* Directions for this task
Print the listing from its top line through the line containing "55, 78, 44, 55, 32, 10, 0, 0];", nothing more, and leave out the pictures.

* Given material
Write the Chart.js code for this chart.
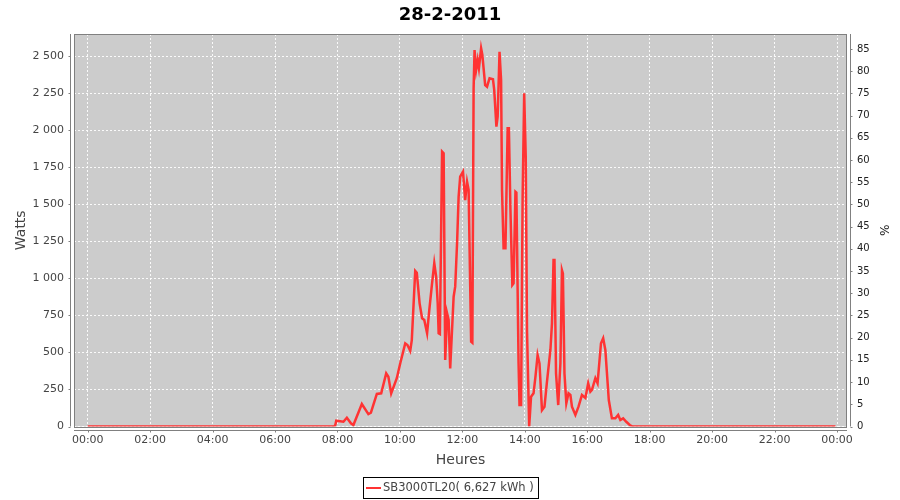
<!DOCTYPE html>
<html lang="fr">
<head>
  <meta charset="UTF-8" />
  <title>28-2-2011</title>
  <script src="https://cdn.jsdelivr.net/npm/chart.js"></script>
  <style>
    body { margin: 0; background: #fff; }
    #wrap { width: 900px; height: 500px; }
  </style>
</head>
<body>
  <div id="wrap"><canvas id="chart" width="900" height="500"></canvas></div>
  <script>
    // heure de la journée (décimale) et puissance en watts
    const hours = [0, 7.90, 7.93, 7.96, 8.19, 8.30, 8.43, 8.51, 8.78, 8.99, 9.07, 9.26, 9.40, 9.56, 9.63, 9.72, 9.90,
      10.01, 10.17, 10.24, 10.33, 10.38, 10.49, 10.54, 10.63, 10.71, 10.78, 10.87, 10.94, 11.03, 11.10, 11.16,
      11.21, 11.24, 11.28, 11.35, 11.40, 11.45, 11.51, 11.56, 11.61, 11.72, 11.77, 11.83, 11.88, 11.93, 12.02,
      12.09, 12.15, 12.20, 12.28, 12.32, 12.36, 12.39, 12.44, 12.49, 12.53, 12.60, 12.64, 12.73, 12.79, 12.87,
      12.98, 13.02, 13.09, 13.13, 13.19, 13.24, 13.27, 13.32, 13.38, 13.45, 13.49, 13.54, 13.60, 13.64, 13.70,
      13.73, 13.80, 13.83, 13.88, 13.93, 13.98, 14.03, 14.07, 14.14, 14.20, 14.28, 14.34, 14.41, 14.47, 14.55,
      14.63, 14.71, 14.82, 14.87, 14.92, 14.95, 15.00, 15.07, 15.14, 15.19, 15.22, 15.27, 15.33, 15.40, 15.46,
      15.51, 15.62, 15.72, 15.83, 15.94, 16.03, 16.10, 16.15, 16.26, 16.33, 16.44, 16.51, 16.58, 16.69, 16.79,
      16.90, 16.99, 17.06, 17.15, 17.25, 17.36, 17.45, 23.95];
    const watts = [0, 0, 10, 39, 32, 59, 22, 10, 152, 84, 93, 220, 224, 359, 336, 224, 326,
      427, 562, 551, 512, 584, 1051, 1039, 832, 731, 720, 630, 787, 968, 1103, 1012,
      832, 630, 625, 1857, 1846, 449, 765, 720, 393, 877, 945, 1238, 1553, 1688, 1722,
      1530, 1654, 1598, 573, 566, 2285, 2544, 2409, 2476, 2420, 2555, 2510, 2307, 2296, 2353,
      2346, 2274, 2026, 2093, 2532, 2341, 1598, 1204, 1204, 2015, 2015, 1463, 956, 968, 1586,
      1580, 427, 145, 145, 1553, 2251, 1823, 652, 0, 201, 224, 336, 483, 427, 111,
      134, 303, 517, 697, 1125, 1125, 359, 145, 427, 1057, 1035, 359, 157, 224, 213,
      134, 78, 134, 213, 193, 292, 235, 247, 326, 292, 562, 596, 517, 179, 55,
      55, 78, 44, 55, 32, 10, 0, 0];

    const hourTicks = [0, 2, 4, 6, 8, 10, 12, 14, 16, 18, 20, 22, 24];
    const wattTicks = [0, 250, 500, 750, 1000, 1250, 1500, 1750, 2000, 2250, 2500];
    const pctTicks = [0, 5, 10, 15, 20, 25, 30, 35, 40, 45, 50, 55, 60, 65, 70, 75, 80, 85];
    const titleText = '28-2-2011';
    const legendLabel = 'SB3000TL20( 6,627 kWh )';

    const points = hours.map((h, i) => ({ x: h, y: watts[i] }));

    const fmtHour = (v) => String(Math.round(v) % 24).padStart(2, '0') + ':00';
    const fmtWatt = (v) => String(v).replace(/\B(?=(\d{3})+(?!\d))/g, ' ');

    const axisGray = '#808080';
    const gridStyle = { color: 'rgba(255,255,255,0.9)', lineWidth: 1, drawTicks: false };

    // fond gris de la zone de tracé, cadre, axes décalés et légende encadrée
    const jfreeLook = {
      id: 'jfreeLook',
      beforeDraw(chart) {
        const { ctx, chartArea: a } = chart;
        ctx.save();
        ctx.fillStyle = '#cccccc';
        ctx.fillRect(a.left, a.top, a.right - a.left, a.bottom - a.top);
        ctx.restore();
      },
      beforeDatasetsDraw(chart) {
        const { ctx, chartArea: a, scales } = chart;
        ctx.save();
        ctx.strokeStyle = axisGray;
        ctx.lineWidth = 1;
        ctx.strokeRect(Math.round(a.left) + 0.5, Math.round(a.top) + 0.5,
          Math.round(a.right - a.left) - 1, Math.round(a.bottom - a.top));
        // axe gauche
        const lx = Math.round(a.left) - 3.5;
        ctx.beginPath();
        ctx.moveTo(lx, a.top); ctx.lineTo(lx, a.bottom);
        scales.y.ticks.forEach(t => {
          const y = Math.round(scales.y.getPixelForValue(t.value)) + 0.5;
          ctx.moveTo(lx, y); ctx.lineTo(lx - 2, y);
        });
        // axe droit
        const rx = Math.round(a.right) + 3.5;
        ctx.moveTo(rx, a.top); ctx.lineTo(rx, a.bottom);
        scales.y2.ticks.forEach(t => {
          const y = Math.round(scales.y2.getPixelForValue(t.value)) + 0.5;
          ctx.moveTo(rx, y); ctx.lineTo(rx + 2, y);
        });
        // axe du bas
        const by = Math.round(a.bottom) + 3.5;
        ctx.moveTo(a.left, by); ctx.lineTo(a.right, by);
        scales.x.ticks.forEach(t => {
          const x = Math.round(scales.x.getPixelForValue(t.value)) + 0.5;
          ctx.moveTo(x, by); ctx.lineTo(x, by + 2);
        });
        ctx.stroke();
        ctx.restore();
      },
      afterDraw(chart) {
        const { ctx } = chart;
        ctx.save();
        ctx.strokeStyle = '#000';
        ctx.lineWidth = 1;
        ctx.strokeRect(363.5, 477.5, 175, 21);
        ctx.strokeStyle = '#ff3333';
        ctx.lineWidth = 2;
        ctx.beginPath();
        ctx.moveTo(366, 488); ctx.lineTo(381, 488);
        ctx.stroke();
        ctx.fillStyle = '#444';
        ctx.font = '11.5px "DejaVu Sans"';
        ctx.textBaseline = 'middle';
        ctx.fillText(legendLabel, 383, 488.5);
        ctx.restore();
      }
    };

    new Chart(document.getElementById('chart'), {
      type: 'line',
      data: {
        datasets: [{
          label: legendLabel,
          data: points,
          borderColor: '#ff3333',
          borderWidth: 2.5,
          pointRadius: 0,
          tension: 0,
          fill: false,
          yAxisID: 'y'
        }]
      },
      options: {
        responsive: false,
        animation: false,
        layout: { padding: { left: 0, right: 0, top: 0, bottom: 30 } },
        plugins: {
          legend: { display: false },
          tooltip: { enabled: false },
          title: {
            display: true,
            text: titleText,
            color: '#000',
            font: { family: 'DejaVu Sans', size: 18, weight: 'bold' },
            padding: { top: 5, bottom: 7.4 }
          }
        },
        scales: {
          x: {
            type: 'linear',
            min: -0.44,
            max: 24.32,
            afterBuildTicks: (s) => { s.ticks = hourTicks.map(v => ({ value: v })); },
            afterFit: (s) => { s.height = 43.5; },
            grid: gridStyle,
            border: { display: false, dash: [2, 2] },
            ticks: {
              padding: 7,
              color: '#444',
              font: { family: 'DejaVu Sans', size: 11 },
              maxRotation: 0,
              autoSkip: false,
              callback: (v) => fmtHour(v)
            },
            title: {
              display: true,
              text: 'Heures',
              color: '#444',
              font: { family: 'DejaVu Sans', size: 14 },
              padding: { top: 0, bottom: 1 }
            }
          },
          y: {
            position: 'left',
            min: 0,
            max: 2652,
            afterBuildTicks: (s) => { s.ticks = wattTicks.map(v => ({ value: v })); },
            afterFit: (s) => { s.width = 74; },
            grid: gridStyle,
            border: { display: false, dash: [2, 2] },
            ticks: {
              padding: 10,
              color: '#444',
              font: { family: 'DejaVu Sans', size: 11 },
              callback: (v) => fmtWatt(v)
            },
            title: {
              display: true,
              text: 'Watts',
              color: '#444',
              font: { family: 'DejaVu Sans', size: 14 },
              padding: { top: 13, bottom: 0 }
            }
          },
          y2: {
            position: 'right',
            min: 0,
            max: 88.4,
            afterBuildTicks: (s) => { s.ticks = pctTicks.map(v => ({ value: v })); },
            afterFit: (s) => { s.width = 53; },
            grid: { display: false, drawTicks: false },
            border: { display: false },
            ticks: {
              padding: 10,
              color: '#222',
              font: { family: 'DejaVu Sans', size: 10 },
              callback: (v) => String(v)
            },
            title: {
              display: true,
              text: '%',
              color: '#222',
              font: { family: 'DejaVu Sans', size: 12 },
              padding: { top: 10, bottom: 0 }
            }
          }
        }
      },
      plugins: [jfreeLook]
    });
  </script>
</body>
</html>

* Solution to the problem
Write the Chart.js code for this chart.
<!DOCTYPE html>
<html lang="fr">
<head>
  <meta charset="UTF-8" />
  <title>28-2-2011</title>
  <script src="https://cdn.jsdelivr.net/npm/chart.js"></script>
  <style>
    body { margin: 0; background: #fff; }
    #wrap { width: 900px; height: 500px; }
  </style>
</head>
<body>
  <div id="wrap"><canvas id="chart" width="900" height="500"></canvas></div>
  <script>
    // heure de la journée (décimale) et puissance en watts
    const hours = [0, 7.90, 7.93, 7.96, 8.19, 8.30, 8.43, 8.51, 8.78, 8.99, 9.07, 9.26, 9.40, 9.56, 9.63, 9.72, 9.90,
      10.01, 10.17, 10.24, 10.33, 10.38, 10.49, 10.54, 10.63, 10.71, 10.78, 10.87, 10.94, 11.03, 11.10, 11.16,
      11.21, 11.24, 11.28, 11.35, 11.40, 11.45, 11.51, 11.56, 11.61, 11.72, 11.77, 11.83, 11.88, 11.93, 12.02,
      12.09, 12.15, 12.20, 12.28, 12.32, 12.36, 12.39, 12.44, 12.49, 12.53, 12.60, 12.64, 12.73, 12.79, 12.87,
      12.98, 13.02, 13.09, 13.13, 13.19, 13.24, 13.27, 13.32, 13.38, 13.45, 13.49, 13.54, 13.60, 13.64, 13.70,
      13.73, 13.80, 13.83, 13.88, 13.93, 13.98, 14.03, 14.07, 14.14, 14.20, 14.28, 14.34, 14.41, 14.47, 14.55,
      14.63, 14.71, 14.82, 14.87, 14.92, 14.95, 15.00, 15.07, 15.14, 15.19, 15.22, 15.27, 15.33, 15.40, 15.46,
      15.51, 15.62, 15.72, 15.83, 15.94, 16.03, 16.10, 16.15, 16.26, 16.33, 16.44, 16.51, 16.58, 16.69, 16.79,
      16.90, 16.99, 17.06, 17.15, 17.25, 17.36, 17.45, 23.95];
    const watts = [0, 0, 10, 39, 32, 59, 22, 10, 152, 84, 93, 220, 224, 359, 336, 224, 326,
      427, 562, 551, 512, 584, 1051, 1039, 832, 731, 720, 630, 787, 968, 1103, 1012,
      832, 630, 625, 1857, 1846, 449, 765, 720, 393, 877, 945, 1238, 1553, 1688, 1722,
      1530, 1654, 1598, 573, 566, 2285, 2544, 2409, 2476, 2420, 2555, 2510, 2307, 2296, 2353,
      2346, 2274, 2026, 2093, 2532, 2341, 1598, 1204, 1204, 2015, 2015, 1463, 956, 968, 1586,
      1580, 427, 145, 145, 1553, 2251, 1823, 652, 0, 201, 224, 336, 483, 427, 111,
      134, 303, 517, 697, 1125, 1125, 359, 145, 427, 1057, 1035, 359, 157, 224, 213,
      134, 78, 134, 213, 193, 292, 235, 247, 326, 292, 562, 596, 517, 179, 55,
      55, 78, 44, 55, 32, 10, 0, 0];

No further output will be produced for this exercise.